_What you should do_.
Restate the data below word for word. Skip any images it contains.
--- Available data ---
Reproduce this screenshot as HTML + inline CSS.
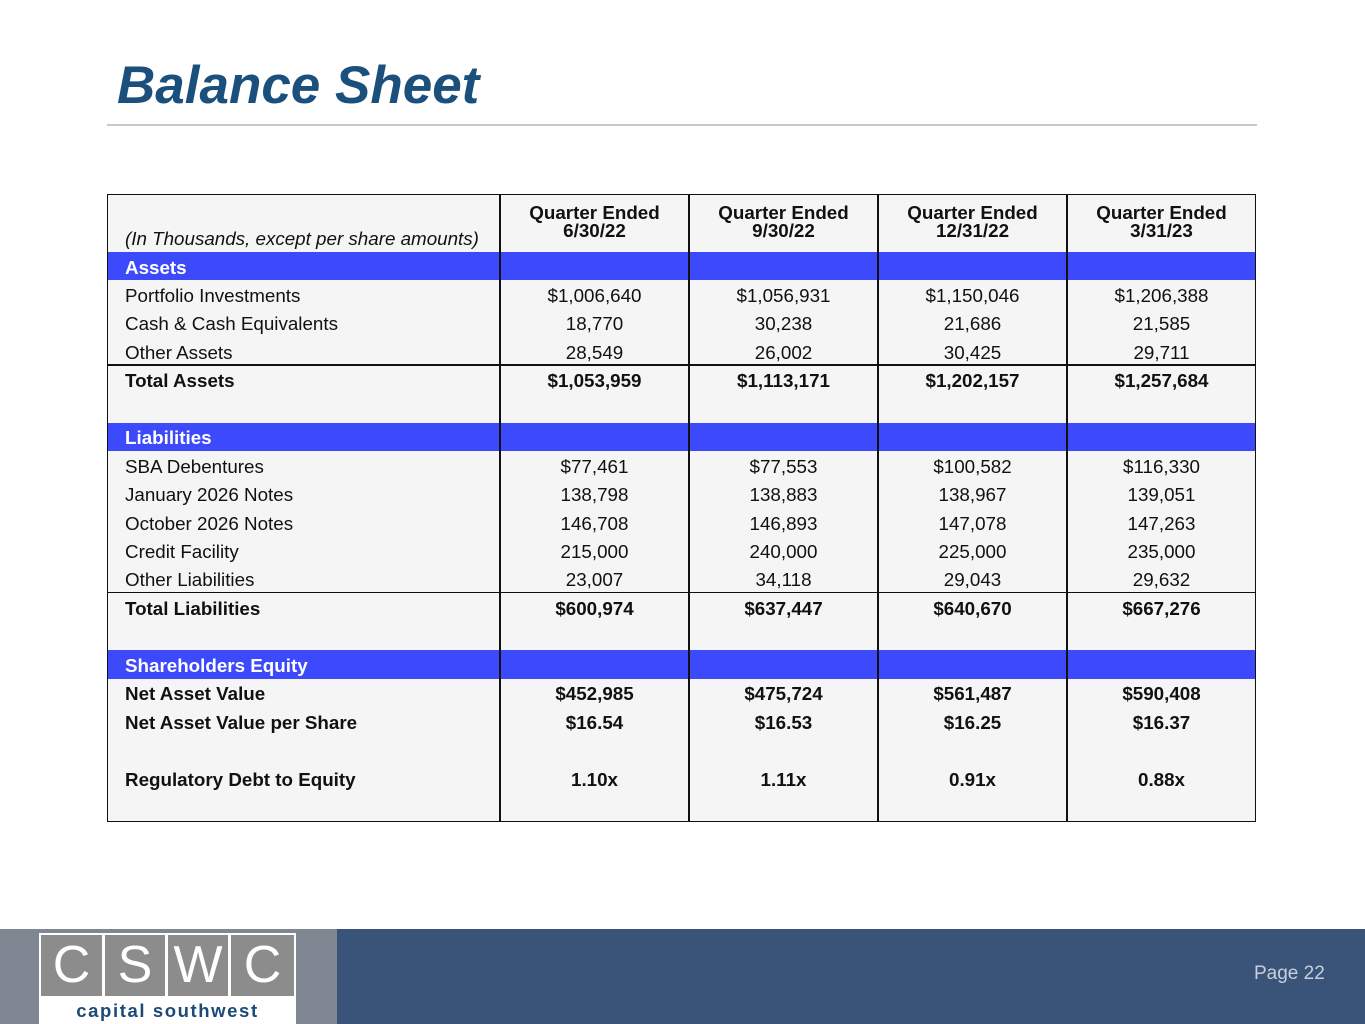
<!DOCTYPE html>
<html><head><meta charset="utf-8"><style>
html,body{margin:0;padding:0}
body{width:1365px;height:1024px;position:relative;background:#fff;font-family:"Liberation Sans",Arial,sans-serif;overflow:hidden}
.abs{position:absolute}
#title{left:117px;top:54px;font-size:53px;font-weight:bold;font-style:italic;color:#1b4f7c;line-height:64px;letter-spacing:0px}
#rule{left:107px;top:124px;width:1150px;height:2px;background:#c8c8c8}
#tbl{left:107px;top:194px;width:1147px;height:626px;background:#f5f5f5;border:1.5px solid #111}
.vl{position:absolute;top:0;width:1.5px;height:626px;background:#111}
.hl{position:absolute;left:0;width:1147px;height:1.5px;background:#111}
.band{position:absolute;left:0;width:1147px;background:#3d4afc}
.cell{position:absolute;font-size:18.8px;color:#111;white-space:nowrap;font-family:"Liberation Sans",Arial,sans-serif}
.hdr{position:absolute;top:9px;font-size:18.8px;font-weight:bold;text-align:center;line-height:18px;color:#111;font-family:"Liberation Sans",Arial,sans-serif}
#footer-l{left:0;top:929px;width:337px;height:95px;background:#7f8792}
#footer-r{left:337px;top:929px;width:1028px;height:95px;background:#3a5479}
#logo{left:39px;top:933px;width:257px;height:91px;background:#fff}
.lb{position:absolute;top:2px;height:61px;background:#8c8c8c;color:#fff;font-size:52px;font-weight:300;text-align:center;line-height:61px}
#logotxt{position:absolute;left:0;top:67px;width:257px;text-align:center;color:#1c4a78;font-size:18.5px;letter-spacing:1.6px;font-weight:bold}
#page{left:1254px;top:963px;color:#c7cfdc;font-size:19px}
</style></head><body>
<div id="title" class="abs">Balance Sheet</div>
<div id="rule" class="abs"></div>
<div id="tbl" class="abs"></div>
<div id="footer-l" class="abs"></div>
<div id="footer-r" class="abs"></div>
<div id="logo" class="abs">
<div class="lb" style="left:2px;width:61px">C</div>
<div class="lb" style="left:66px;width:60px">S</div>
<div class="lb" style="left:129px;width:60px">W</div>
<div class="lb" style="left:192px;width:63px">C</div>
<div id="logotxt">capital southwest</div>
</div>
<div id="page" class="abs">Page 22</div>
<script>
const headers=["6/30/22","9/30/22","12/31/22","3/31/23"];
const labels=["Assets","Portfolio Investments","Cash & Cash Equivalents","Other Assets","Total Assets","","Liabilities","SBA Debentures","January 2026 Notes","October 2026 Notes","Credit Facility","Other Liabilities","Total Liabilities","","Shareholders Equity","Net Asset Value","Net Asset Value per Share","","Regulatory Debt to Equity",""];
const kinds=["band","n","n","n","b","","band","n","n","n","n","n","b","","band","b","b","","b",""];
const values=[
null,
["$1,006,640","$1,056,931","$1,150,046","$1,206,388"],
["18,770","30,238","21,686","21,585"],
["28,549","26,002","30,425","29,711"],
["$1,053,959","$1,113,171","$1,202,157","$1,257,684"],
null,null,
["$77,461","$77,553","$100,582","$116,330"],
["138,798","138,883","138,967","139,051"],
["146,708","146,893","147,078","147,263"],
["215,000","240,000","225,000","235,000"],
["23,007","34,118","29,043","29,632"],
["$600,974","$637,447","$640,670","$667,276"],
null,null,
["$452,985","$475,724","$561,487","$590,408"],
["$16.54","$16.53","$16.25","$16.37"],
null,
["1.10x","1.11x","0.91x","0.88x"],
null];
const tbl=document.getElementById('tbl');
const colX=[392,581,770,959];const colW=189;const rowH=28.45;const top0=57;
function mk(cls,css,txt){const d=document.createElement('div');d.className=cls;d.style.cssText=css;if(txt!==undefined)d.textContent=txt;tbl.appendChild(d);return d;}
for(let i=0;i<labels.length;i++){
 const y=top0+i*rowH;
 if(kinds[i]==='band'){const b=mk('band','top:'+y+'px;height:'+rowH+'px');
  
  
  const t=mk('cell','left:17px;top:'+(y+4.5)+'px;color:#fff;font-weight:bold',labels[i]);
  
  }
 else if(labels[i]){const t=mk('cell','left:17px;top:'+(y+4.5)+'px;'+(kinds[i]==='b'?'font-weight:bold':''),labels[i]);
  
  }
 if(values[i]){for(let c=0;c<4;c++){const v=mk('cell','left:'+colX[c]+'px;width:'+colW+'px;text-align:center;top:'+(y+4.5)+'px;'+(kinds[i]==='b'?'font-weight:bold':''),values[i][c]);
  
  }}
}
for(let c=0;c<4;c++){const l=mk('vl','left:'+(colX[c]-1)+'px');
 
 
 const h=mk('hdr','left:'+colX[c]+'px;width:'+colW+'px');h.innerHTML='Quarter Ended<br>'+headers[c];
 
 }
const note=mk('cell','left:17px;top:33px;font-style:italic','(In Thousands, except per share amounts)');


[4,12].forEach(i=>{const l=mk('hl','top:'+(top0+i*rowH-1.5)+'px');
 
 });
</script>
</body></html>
---
_Result_.
Reproduce this screenshot as HTML + inline CSS.
<!DOCTYPE html>
<html><head><meta charset="utf-8"><style>
html,body{margin:0;padding:0}
body{width:1365px;height:1024px;position:relative;background:#fff;font-family:"Liberation Sans",Arial,sans-serif;overflow:hidden}
.abs{position:absolute}
#title{left:117px;top:54px;font-size:53px;font-weight:bold;font-style:italic;color:#1b4f7c;line-height:64px;letter-spacing:0px}
#rule{left:107px;top:124px;width:1150px;height:2px;background:#c8c8c8}
#tbl{left:107px;top:194px;width:1147px;height:626px;background:#f5f5f5;border:1.5px solid #111}
.vl{position:absolute;top:0;width:1.5px;height:626px;background:#111}
.hl{position:absolute;left:0;width:1147px;height:1.5px;background:#111}
.band{position:absolute;left:0;width:1147px;background:#3d4afc}
.cell{position:absolute;font-size:18.8px;color:#111;white-space:nowrap;font-family:"Liberation Sans",Arial,sans-serif}
.hdr{position:absolute;top:9px;font-size:18.8px;font-weight:bold;text-align:center;line-height:18px;color:#111;font-family:"Liberation Sans",Arial,sans-serif}
#footer-l{left:0;top:929px;width:337px;height:95px;background:#7f8792}
#footer-r{left:337px;top:929px;width:1028px;height:95px;background:#3a5479}
#logo{left:39px;top:933px;width:257px;height:91px;background:#fff}
.lb{position:absolute;top:2px;height:61px;background:#8c8c8c;color:#fff;font-size:52px;font-weight:300;text-align:center;line-height:61px}
#logotxt{position:absolute;left:0;top:67px;width:257px;text-align:center;color:#1c4a78;font-size:18.5px;letter-spacing:1.6px;font-weight:bold}
#page{left:1254px;top:963px;color:#c7cfdc;font-size:19px}
</style></head><body>
<div id="title" class="abs">Balance Sheet</div>
<div id="rule" class="abs"></div>
<div id="tbl" class="abs"></div>
<div id="footer-l" class="abs"></div>
<div id="footer-r" class="abs"></div>
<div id="logo" class="abs">
<div class="lb" style="left:2px;width:61px">C</div>
<div class="lb" style="left:66px;width:60px">S</div>
<div class="lb" style="left:129px;width:60px">W</div>
<div class="lb" style="left:192px;width:63px">C</div>
<div id="logotxt">capital southwest</div>
</div>
<div id="page" class="abs">Page 22</div>
<script>
const headers=["6/30/22","9/30/22","12/31/22","3/31/23"];
const labels=["Assets","Portfolio Investments","Cash & Cash Equivalents","Other Assets","Total Assets","","Liabilities","SBA Debentures","January 2026 Notes","October 2026 Notes","Credit Facility","Other Liabilities","Total Liabilities","","Shareholders Equity","Net Asset Value","Net Asset Value per Share","","Regulatory Debt to Equity",""];
const kinds=["band","n","n","n","b","","band","n","n","n","n","n","b","","band","b","b","","b",""];
const values=[
null,
["$1,006,640","$1,056,931","$1,150,046","$1,206,388"],
["18,770","30,238","21,686","21,585"],
["28,549","26,002","30,425","29,711"],
["$1,053,959","$1,113,171","$1,202,157","$1,257,684"],
null,null,
["$77,461","$77,553","$100,582","$116,330"],
["138,798","138,883","138,967","139,051"],
["146,708","146,893","147,078","147,263"],
["215,000","240,000","225,000","235,000"],
["23,007","34,118","29,043","29,632"],
["$600,974","$637,447","$640,670","$667,276"],
null,null,
["$452,985","$475,724","$561,487","$590,408"],
["$16.54","$16.53","$16.25","$16.37"],
null,
["1.10x","1.11x","0.91x","0.88x"],
null];
const tbl=document.getElementById('tbl');
const colX=[392,581,770,959];const colW=189;const rowH=28.45;const top0=57;
function mk(cls,css,txt){const d=document.createElement('div');d.className=cls;d.style.cssText=css;if(txt!==undefined)d.textContent=txt;tbl.appendChild(d);return d;}
for(let i=0;i<labels.length;i++){
 const y=top0+i*rowH;
 if(kinds[i]==='band'){const b=mk('band','top:'+y+'px;height:'+rowH+'px');
  
  
  const t=mk('cell','left:17px;top:'+(y+4.5)+'px;color:#fff;font-weight:bold',labels[i]);
  
  }
 else if(labels[i]){const t=mk('cell','left:17px;top:'+(y+4.5)+'px;'+(kinds[i]==='b'?'font-weight:bold':''),labels[i]);
  
  }
 if(values[i]){for(let c=0;c<4;c++){const v=mk('cell','left:'+colX[c]+'px;width:'+colW+'px;text-align:center;top:'+(y+4.5)+'px;'+(kinds[i]==='b'?'font-weight:bold':''),values[i][c]);
  
  }}
}
for(let c=0;c<4;c++){const l=mk('vl','left:'+(colX[c]-1)+'px');
 
 
 const h=mk('hdr','left:'+colX[c]+'px;width:'+colW+'px');h.innerHTML='Quarter Ended<br>'+headers[c];
 
 }
const note=mk('cell','left:17px;top:33px;font-style:italic','(In Thousands, except per share amounts)');


[4,12].forEach(i=>{const l=mk('hl','top:'+(top0+i*rowH-1.5)+'px');
 
 });
</script>
</body></html>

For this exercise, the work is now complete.